Por vergüenza, y para no dar más explicaciones de las necesarias, me fui con él a otra parte. Nos independizamos. No tardé un mes en darme cuenta de que estaba embarazada. Yo estaba desempleada, y él no tenía ganas de trabajar. Encontré un empleo de asistenta en A Coruña y alquilé una humilde habitación. Era lo que podía pagar, ya que el sueldo era escaso.

Todos los días, al levantarme, recibía como regalo una paliza. Ahora bien, sabía bien lo que se hacía, porque me daba los golpes de manera que no me quedasen marcas visibles. Me pegaba hasta que me sangraba la nariz. Entonces, me pedía perdón llorando. Lágrimas de cocodrilo. Yo, tonta, sumisa y enamorada, creía que iba a cambiar y que no volvería a suceder. Hasta el día siguiente.

Me preguntarán por qué no denuncié. Era una cría de 20 años que jugaba en el mundo de los adultos. No había la información de hoy en día, no sabía qué podía hacer en una situación así. Ahora lo pienso y creo que, de haber denunciado, se habrían reído de mí. Jamás conté a nadie por lo que estaba pasando, ni siquiera a mi familia. La vergüenza me dominaba, y callaba. Terrible error por mi parte, quizá alguien me hubiese orientado.

Él se pasaba las noches por las calles; yo, constantemente sola. Antes de ir a trabajar, una nueva paliza. Ya casi me había acostumbrado.

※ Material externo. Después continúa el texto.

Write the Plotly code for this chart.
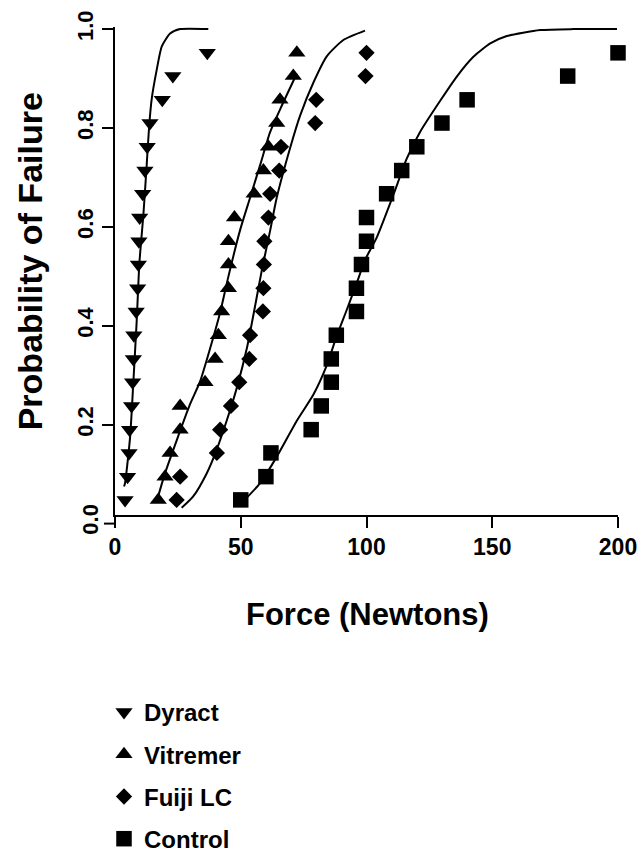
import plotly.graph_objects as go

# ---- data ----
rank_prob = [0.048, 0.095, 0.143, 0.190, 0.238, 0.286, 0.333, 0.381, 0.429, 0.476,
             0.524, 0.571, 0.619, 0.667, 0.714, 0.762, 0.810, 0.857, 0.905, 0.952]

dyract_force = [4.0, 5.0, 5.6, 5.8, 6.6, 7.0, 7.3, 7.5, 8.4, 9.0,
                9.3, 9.5, 9.8, 11.0, 11.9, 12.8, 13.9, 18.8, 23.0, 36.7]
vitremer_force = [17.2, 19.9, 21.9, 25.9, 25.9, 35.8, 39.8, 41.1, 42.4, 45.1,
                  45.1, 45.1, 47.5, 55.3, 59.0, 61.0, 64.3, 65.6, 70.9, 72.3]
fuiji_force = [24.5, 25.9, 40.5, 41.8, 46.1, 49.4, 53.4, 53.7, 58.8, 59.0,
               59.2, 59.4, 61.0, 61.7, 65.3, 66.0, 79.6, 80.0, 99.6, 100.0]
control_force = [50, 60, 62, 78, 82, 86, 86, 88, 96, 96,
                 98, 100, 100, 108, 114, 120, 130, 140, 180, 200]

# fitted curves
dyract_fit_x = [3.6, 4.0, 6.0, 7.3, 8.6, 9.7, 11.3, 12.6, 13.6, 14.6, 16.6, 18.6, 21.9, 25.9, 37.1]
dyract_fit_y = [0.075, 0.082, 0.175, 0.287, 0.407, 0.527, 0.626, 0.725, 0.805, 0.859, 0.918, 0.965, 0.991, 1.0, 1.0]

vitremer_fit_x = [16.6, 19.9, 24.5, 29.8, 33.8, 37.8, 41.8, 45.1, 49.7, 53.7, 57.7, 61.7, 66.3, 70.9, 72.3]
vitremer_fit_y = [0.045, 0.102, 0.168, 0.241, 0.287, 0.354, 0.427, 0.500, 0.593, 0.659, 0.725, 0.792, 0.845, 0.895, 0.910]

fuiji_fit_x = [26.5, 31.1, 36.5, 39.8, 44.4, 48.4, 52.4, 55.7, 58.4, 61.7, 64.3, 69.6, 73.6, 78.9, 84.2, 90.8, 99.4]
fuiji_fit_y = [0.032, 0.055, 0.102, 0.141, 0.208, 0.274, 0.354, 0.440, 0.513, 0.593, 0.659, 0.759, 0.825, 0.892, 0.945, 0.978, 0.997]

control_fit_x = [51.0, 57.7, 64.3, 72.3, 78.9, 84.2, 88.2, 92.2, 96.1, 99.4, 104.1, 110.7, 116.0, 121.3,
                 129.3, 135.9, 142.5, 149.2, 155.8, 169.1, 182.3, 199.6]
control_fit_y = [0.045, 0.082, 0.135, 0.208, 0.261, 0.320, 0.380, 0.433, 0.486, 0.533, 0.579, 0.665, 0.738, 0.792,
                 0.855, 0.904, 0.944, 0.971, 0.986, 0.998, 1.0, 1.0]

series_names = ["Dyract", "Vitremer", "Fuiji LC", "Control"]
x_ticks = [0, 50, 100, 150, 200]
y_ticks = [0.2, 0.4, 0.6, 0.8, 1.0]
y_ticktext = ["0.2", "0.4", "0.6", "0.8", "1.0"]

FONT = "Arial, Liberation Sans, sans-serif"
W, H = 640, 861


def px(x):
    return x / W


def py(y):
    return 1 - y / H


fig = go.Figure()

curves = [(dyract_fit_x, dyract_fit_y), (vitremer_fit_x, vitremer_fit_y),
          (fuiji_fit_x, fuiji_fit_y), (control_fit_x, control_fit_y)]
for cx, cy in curves:
    fig.add_trace(go.Scatter(x=cx, y=cy, mode="lines", showlegend=False, hoverinfo="skip",
                             line=dict(color="black", width=2, shape="spline", smoothing=0.6)))

markers = [
    (dyract_force, "triangle-down", 15),
    (vitremer_force, "triangle-up", 15),
    (fuiji_force, "diamond", 12.5),
    (control_force, "square", 15.5),
]
for name, (fx, sym, sz) in zip(series_names, markers):
    fig.add_trace(go.Scatter(x=fx, y=rank_prob, mode="markers", name=name, legendgroup=name,
                             cliponaxis=False, hoverinfo="skip",
                             marker=dict(symbol=sym, size=sz, color="black", line=dict(width=0))))

# plot area placed with axis domains so the outside legend/annotations never push the margins
x_dom = [px(115), px(618)]
y_dom = [py(522), py(27)]
y_rng = [0.018, 1.005]

fig.update_layout(
    width=W, height=H,
    margin=dict(l=0, r=0, t=0, b=0),
    paper_bgcolor="white", plot_bgcolor="white",
    font=dict(family=FONT, color="black"),
    showlegend=True,
    hovermode=False,
    legend=dict(x=px(104), y=py(700), xanchor="left", yanchor="top",
                font=dict(size=24, family=FONT, weight="bold"),
                tracegroupgap=8, bgcolor="rgba(0,0,0,0)", traceorder="grouped"),
    xaxis=dict(domain=x_dom, range=[0, 200], tickvals=x_ticks, ticks="outside", ticklen=11, tickwidth=2,
               tickcolor="black", showline=True, linewidth=2, linecolor="black",
               showgrid=False, zeroline=False, automargin=False, ticklabeloverflow="allow",
               tickfont=dict(size=23, family=FONT, weight="bold")),
    yaxis=dict(domain=y_dom, range=y_rng, tickvals=y_ticks, ticktext=y_ticktext, ticks="outside",
               ticklen=11, tickwidth=2, tickcolor="black", showline=True, linewidth=2,
               linecolor="black", showgrid=False, zeroline=False, tickangle=-90, automargin=False,
               tickfont=dict(size=22, family=FONT, weight="bold")),
)

# 0.0 tick of the y axis lies below the offset x-axis line
fig.add_shape(type="line", xref="paper", yref="paper", x0=px(104), x1=px(115),
              y0=py(531), y1=py(531), line=dict(color="black", width=2))
fig.add_annotation(text="0.0", xref="paper", yref="paper", x=px(91), y=py(527), showarrow=False,
                   textangle=-90, xanchor="center", yanchor="middle",
                   font=dict(size=22, family=FONT, weight="bold"))

# axis titles
fig.add_annotation(text="Force (Newtons)", xref="paper", yref="paper", x=px(367), y=py(623),
                   showarrow=False, xanchor="center", yanchor="middle",
                   font=dict(size=31, family=FONT, weight="bold"))
fig.add_annotation(text="Probability of Failure", xref="paper", yref="paper", x=px(30), y=py(265),
                   showarrow=False, textangle=-90, xanchor="center", yanchor="middle",
                   font=dict(size=34, family=FONT, weight="bold"))

# the page's default 8 px body margin would shift the whole figure; remove it
fig.write_html("out.html", config={"displayModeBar": False},
               post_script="document.body.style.margin='0px';")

Era la rutina del día a día.

Tuve a mi hijo prematuro, con apenas dos kilos de peso. A partir de ahí me mudé a case de mis padres. No podía tener a alguien así a mi lado, al lado de mi hijo. Entonces comencé a vivir solo para mi pequeño.

Nos visitó en un par de ocasiones, pero, como estaba en mi terreno y no podía hacerme daño ni seguir con sus desgraciados hábitos, desapareció. Ahí mi suerte.

Lobo disfrazado de cordero

Quise rehacer mi vida y conocí a otra persona. Fabulosa me pareció al principio, pero no tardé en ver que era un lobo disfrazado de cordero.

En esta ocasión no eran golpes físicos, sino un constante maltrato psicológico. No quería que ningún hombre me dirigiese la palabra, ni que me pusiera ropa corta, ni que me subiese al coche con un amigo o bajase a la playa con alguna compañera. Él se iba noches enteras -a veces incluso fines de semana completos- por los bares, sin pisar la casa para nada. Se gastaba lo suyo, y también lo mío, mientras yo trabajaba y me dedicaba a cuidar a los hijos. Cuando volvía, no conforme con las noches de juerga, aún me preguntaba qué había hecho, donde había estado, y con quién.

Teníamos un hijo en común, y por ello aguantaba sus malos humores, callaba y tapaba todas sus faltas. No quería que otro hijo mío volviese a crecer sin un padre.

Un día pensé en dejarle, pero logró convencerme de que cambiaría. Otro error más. Al poco tiempo volvió a las andadas, a hacerme sumisa de nuevo.

Aguanté hasta que mi hijo se hizo mayor, siempre pensando que había esperanza, pero lo único que hice fue ir añadiendo tiempo a una vida perdida.

Un día, sin más, dije adiós. Lo hice sin pensarlo demasiado, porque estoy segura de que si no, todavía estaría metida en ese pozo.

Así fue cómo empezó el primer día del resto de mis días.

Decidí, entonces, escribir un libro en el que plasmar mi vida: «El golpe de los cobardes». En un día tan señalado como hoy, aquí estoy, contando públicamente mi historia, sin miedo a los cobardes.

«¿Que por qué no denuncié? Era una cría de 20 años que jugaba en el mundo de los adultos»

DNI. Esperanza, la protagonista de «El golpe de los cobardes», tiene un poco de Mercedes, y de las calamidades que a esta autora (Laxe, 1961) le tocó vivir. Pero también se nutre de decenas de historias que otras mujeres sufrieron, y que por miedo, o por pura vergüenza, se callaron. «Hay muchas formas de sufrir violencia de género, no solo física», dice Mercedes.